The Hero’s Journey Outline
The Hero’s Journey is a pattern of narrative identified by the American scholar Joseph Campbell that appears in drama, storytelling, myth, religious ritual, and psychological development. It describes the typical adventure of the archetype known as The Hero, the person who goes out and achieves great deeds on behalf of the group, tribe, or civilization.

Its stages are:
1. THE ORDINARY WORLD. The hero, uneasy, uncomfortable or unaware, is introduced sympathetically so the audience can identify with the situation or dilemma. The hero is shown against a background of environment, heredity, and personal history. Some kind of polarity in the hero’s life is pulling in different directions and causing stress.

  1. THE CALL TO ADVENTURE. Something shakes up the situation, either from external pressures or from something rising up from deep within, so the hero must face the beginnings of change.

  2. REFUSAL OF THE CALL. The hero feels the fear of the unknown and tries to turn away from the adventure, however briefly. Alternately, another character may express the uncertainty and danger ahead.

  3. MEETING WITH THE MENTOR. The hero comes across a seasoned traveler of the worlds who gives him or her training, equipment, or advice that will help on the journey. Or the hero reaches within to a source of courage and wisdom.

  4. CROSSING THE THRESHOLD. At the end of Act One, the hero commits to leaving the Ordinary World and entering a new region or condition with unfamiliar rules and values.

  5. TESTS, ALLIES AND ENEMIES. The hero is tested and sorts out allegiances in the Special World.

  6. APPROACH. The hero and newfound allies prepare for the major challenge in the Special world.

  7. THE ORDEAL. Near the middle of the story, the hero enters a central space in the Special World and confronts death or faces his or her greatest fear. Out of the moment of death comes a new life.

  8. THE REWARD. The hero takes possession of the treasure won by facing death. There may be celebration, but there is also danger of losing the treasure again.

  9. THE ROAD BACK. About three-fourths of the way through the story, the hero is driven to complete the adventure, leaving the Special World to be sure the treasure is brought home. Often a chase scene signals the urgency and danger of the mission.

  10. THE RESURRECTION. At the climax, the hero is severely tested once more on the threshold of home. He or she is purified by a last sacrifice, another moment of death and rebirth, but on a higher and more complete level. By the hero’s action, the polarities that were in conflict at the beginning are finally resolved.

  11. RETURN WITH THE ELIXIR. The hero returns home or continues the journey, bearing some element of the treasure that has the power to transform the world as the hero has been transformed.
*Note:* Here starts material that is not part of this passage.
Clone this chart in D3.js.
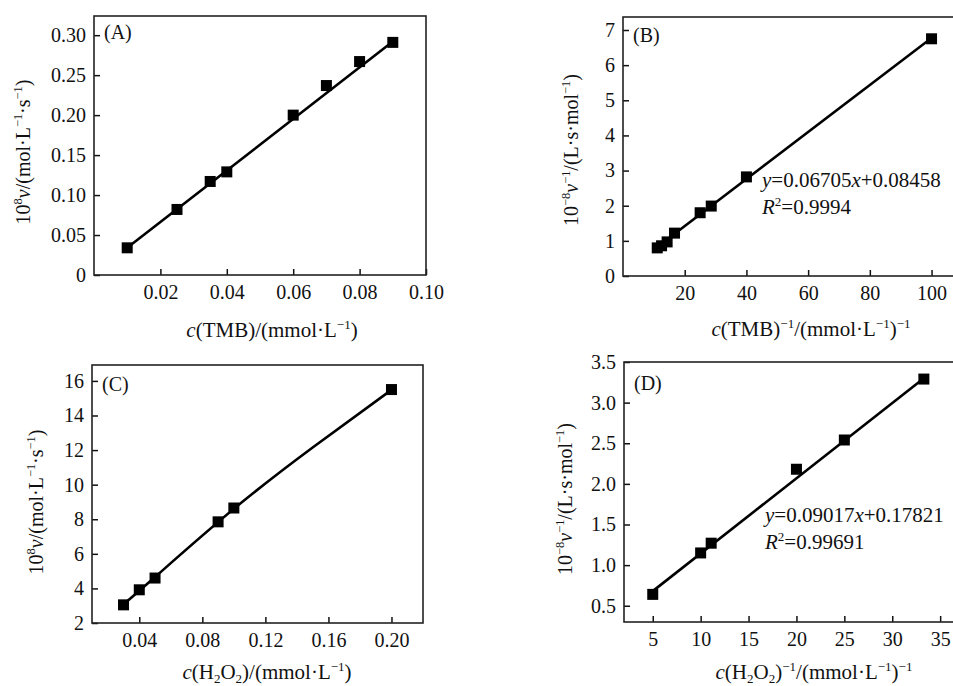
<!DOCTYPE html>
<html>
<head>
<meta charset="utf-8">
<script src="https://cdn.jsdelivr.net/npm/d3@7"></script>
<style>
  html, body { margin: 0; padding: 0; background: #fff; }
  svg { display: block; }
  text { font-family: "Liberation Serif", "Times New Roman", serif; fill: #111; }
</style>
</head>
<body>
<svg id="chart" width="953" height="686"></svg>
<script>
// ---------------- DATA ----------------
// Panel A: v vs c(TMB)
const aX = [0.010, 0.025, 0.035, 0.040, 0.060, 0.070, 0.080, 0.090];
const aY = [0.034, 0.082, 0.117, 0.129, 0.200, 0.237, 0.267, 0.291];
const aFit = [[0.010, 0.034], [0.090, 0.292]];
const aXTicks = [0.02, 0.04, 0.06, 0.08, 0.10];
const aYTicks = [0, 0.05, 0.10, 0.15, 0.20, 0.25, 0.30];
const aXLabels = ["0.02", "0.04", "0.06", "0.08", "0.10"];
const aYLabels = ["0", "0.05", "0.10", "0.15", "0.20", "0.25", "0.30"];

// Panel B: Lineweaver-Burk, TMB
const bX = [11.1, 12.5, 14.3, 16.7, 25, 28.6, 40, 100];
const bY = [0.80, 0.86, 0.97, 1.22, 1.80, 1.99, 2.82, 6.75];
const bFit = [[11.0, 0.82], [100, 6.77]];
const bXTicks = [20, 40, 60, 80, 100];
const bYTicks = [0, 1, 2, 3, 4, 5, 6, 7];
const bEquation = "0.06705";
const bIntercept = "0.08458";
const bR2 = "0.9994";

// Panel C: v vs c(H2O2)
const cX = [0.03, 0.04, 0.05, 0.09, 0.10, 0.20];
const cY = [3.05, 3.92, 4.60, 7.85, 8.65, 15.50];
const cCurveX = [0.030, 0.050, 0.100, 0.150, 0.200];
const cCurveY = [3.08, 4.66, 8.60, 12.15, 15.48];
const cXTicks = [0.04, 0.08, 0.12, 0.16, 0.20];
const cYTicks = [2, 4, 6, 8, 10, 12, 14, 16];
const cXLabels = ["0.04", "0.08", "0.12", "0.16", "0.20"];

// Panel D: Lineweaver-Burk, H2O2
const dX = [5, 10, 11.1, 20, 25, 33.3];
const dY = [0.64, 1.15, 1.27, 2.18, 2.54, 3.29];
const dFit = [[5, 0.68], [33.3, 3.30]];
const dXTicks = [5, 10, 15, 20, 25, 30, 35];
const dYTicks = [0.5, 1.0, 1.5, 2.0, 2.5, 3.0, 3.5];
const dYLabels = ["0.5", "1.0", "1.5", "2.0", "2.5", "3.0", "3.5"];
const dEquation = "0.09017";
const dIntercept = "0.17821";
const dR2 = "0.99691";

// ---------------- DRAWING ----------------
const svg = d3.select("#chart");
const FONT = 19;
const TFONT = 21;

// rich text helper: segments [text, style] where style in {"", "i", "sup", "sub"}
function rich(sel, segs, size) {
  let shift = 0;
  segs.forEach(([t, st]) => {
    const ts = sel.append("tspan").text(t);
    let target = 0;
    if (st.includes("sup")) target = -0.38 * size;
    if (st.includes("sub")) target = 0.2 * size;
    ts.attr("dy", target - shift);
    shift = target;
    if (st.includes("sup") || st.includes("sub")) ts.attr("font-size", size * 0.62);
    if (st.includes("i")) ts.attr("font-style", "italic");
  });
}

function panel(cfg) {
  const g = svg.append("g");
  const x = d3.scaleLinear().domain(cfg.xDom).range([cfg.left, cfg.right]);
  const y = d3.scaleLinear().domain(cfg.yDom).range([cfg.bottom, cfg.top]);

  const xa = d3.axisBottom(x).tickValues(cfg.xTicks).tickSizeInner(-6).tickSizeOuter(0).tickPadding(10)
    .tickFormat((d, i) => cfg.xLabels ? cfg.xLabels[i] : d);
  const ya = d3.axisLeft(y).tickValues(cfg.yTicks).tickSizeInner(-6).tickSizeOuter(0).tickPadding(8)
    .tickFormat((d, i) => cfg.yLabels ? cfg.yLabels[i] : d);

  const gx = g.append("g").attr("transform", `translate(0,${cfg.bottom})`).call(xa);
  const gy = g.append("g").attr("transform", `translate(${cfg.left},0)`).call(ya);
  [gx, gy].forEach(a => {
    a.select(".domain").remove();
    a.selectAll("line").attr("stroke", "#111").attr("stroke-width", 1.5);
    a.selectAll("text").attr("font-size", FONT + 1).attr("font-family", '"Liberation Serif", serif').attr("fill", "#111");
  });

  // frame
  g.append("rect")
    .attr("x", cfg.left).attr("y", cfg.top)
    .attr("width", cfg.right - cfg.left).attr("height", cfg.bottom - cfg.top)
    .attr("fill", "none").attr("stroke", "#222").attr("stroke-width", 1.6);

  // line
  const line = d3.line().x(d => x(d[0])).y(d => y(d[1])).curve(cfg.curve || d3.curveLinear);
  g.append("path").datum(cfg.line).attr("d", line)
    .attr("fill", "none").attr("stroke", "#000").attr("stroke-width", 2.6);

  // markers
  const s = 11;
  g.selectAll("rect.pt").data(cfg.px.map((v, i) => [v, cfg.py[i]])).enter()
    .append("rect").attr("class", "pt")
    .attr("x", d => x(d[0]) - s / 2).attr("y", d => y(d[1]) - s / 2)
    .attr("width", s).attr("height", s).attr("fill", "#000");

  // panel label
  g.append("text").attr("x", cfg.lab[0]).attr("y", cfg.lab[1]).attr("font-size", 20).text(cfg.label);

  // x title
  const xt = g.append("text").attr("x", cfg.xt[0]).attr("y", cfg.xt[1])
    .attr("text-anchor", "middle").attr("font-size", TFONT);
  rich(xt, cfg.xTitle, TFONT);
  // y title
  const yt = g.append("text").attr("transform", `translate(${cfg.yt[0]},${cfg.yt[1]}) rotate(-90)`)
    .attr("text-anchor", "middle").attr("font-size", 20);
  rich(yt, cfg.yTitle, 20);

  if (cfg.eq) {
    const e1 = g.append("text").attr("x", cfg.eq[0]).attr("y", cfg.eq[1]).attr("font-size", TFONT);
    rich(e1, [["y", "i"], ["=" + cfg.eqSlope, ""], ["x", "i"], ["+" + cfg.eqInt, ""]], TFONT);
    const e2 = g.append("text").attr("x", cfg.eq[0]).attr("y", cfg.eq[1] + 27).attr("font-size", TFONT);
    rich(e2, [["R", "i"], ["2", "sup"], ["=" + cfg.r2, ""]], TFONT);
  }
}

const yTitleV = [["10", ""], ["8", "sup"], ["v", "i"], ["/(mol·L", ""], ["−1", "sup"], ["·s", ""], ["−1", "sup"], [")", ""]];
const yTitleInv = [["10", ""], ["−8", "sup"], ["v", "i"], ["−1", "sup"], ["/(L·s·mol", ""], ["−1", "sup"], [")", ""]];

panel({
  left: 94, right: 426, top: 16, bottom: 275,
  xDom: [0, 0.10], yDom: [0, 0.324],
  xTicks: aXTicks, yTicks: aYTicks, xLabels: aXLabels, yLabels: aYLabels,
  px: aX, py: aY, line: aFit,
  label: "(A)", lab: [104, 39],
  xt: [272, 337], xTitle: [["c", "i"], ["(TMB)/(mmol·L", ""], ["−1", "sup"], [")", ""]],
  yt: [30, 152], yTitle: yTitleV
});

panel({
  left: 623, right: 955, top: 17, bottom: 276,
  xDom: [0, 107.6], yDom: [0, 7.37],
  xTicks: bXTicks, yTicks: bYTicks,
  px: bX, py: bY, line: bFit,
  label: "(B)", lab: [633, 42],
  xt: [811, 336], xTitle: [["c", "i"], ["(TMB)", ""], ["−1", "sup"], ["/(mmol·L", ""], ["−1", "sup"], [")", ""], ["−1", "sup"]],
  yt: [578, 150], yTitle: yTitleInv,
  eq: [762, 187], eqSlope: bEquation, eqInt: bIntercept, r2: bR2
});

panel({
  left: 92, right: 423, top: 365, bottom: 623,
  xDom: [0.01, 0.22], yDom: [2, 16.92],
  xTicks: cXTicks, yTicks: cYTicks, xLabels: cXLabels,
  px: cX, py: cY, line: cCurveX.map((v, i) => [v, cCurveY[i]]), curve: d3.curveNatural,
  label: "(C)", lab: [102, 391],
  xt: [267, 679], xTitle: [["c", "i"], ["(H", ""], ["2", "sub"], ["O", ""], ["2", "sub"], [")/(mmol·L", ""], ["−1", "sup"], [")", ""]],
  yt: [43, 502], yTitle: yTitleV
});

panel({
  left: 624, right: 955, top: 362, bottom: 622,
  xDom: [2, 36.55], yDom: [0.3, 3.5],
  xTicks: dXTicks, yTicks: dYTicks, yLabels: dYLabels,
  px: dX, py: dY, line: dFit,
  label: "(D)", lab: [634, 390],
  xt: [814, 679], xTitle: [["c", "i"], ["(H", ""], ["2", "sub"], ["O", ""], ["2", "sub"], [")", ""], ["−1", "sup"], ["/(mmol·L", ""], ["−1", "sup"], [")", ""], ["−1", "sup"]],
  yt: [572, 499], yTitle: yTitleInv,
  eq: [765, 522], eqSlope: dEquation, eqInt: dIntercept, r2: dR2
});
</script>
</body>
</html>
What do you think? Does this resonate? Ladies, where are you in your journey, right now?


  • bwcarey says:

    great way to lay out the story, but your right, female hero’s were never encouraged, they were take for granted, ask mother, but the one thing to remember, is the women who make it, the mothers who raise children against the odds, Joan of Arc, Madonna, the world is being led by the instinct of women, as they seem to be overtaking men all over the world, i’m a man, i can’t understand why they waited so long, great post, blessings

    • jbertolus says:

      Thank you so much. Although I believe in right timing and all that, I have to agree with you. what’s taken us so long! The time is now.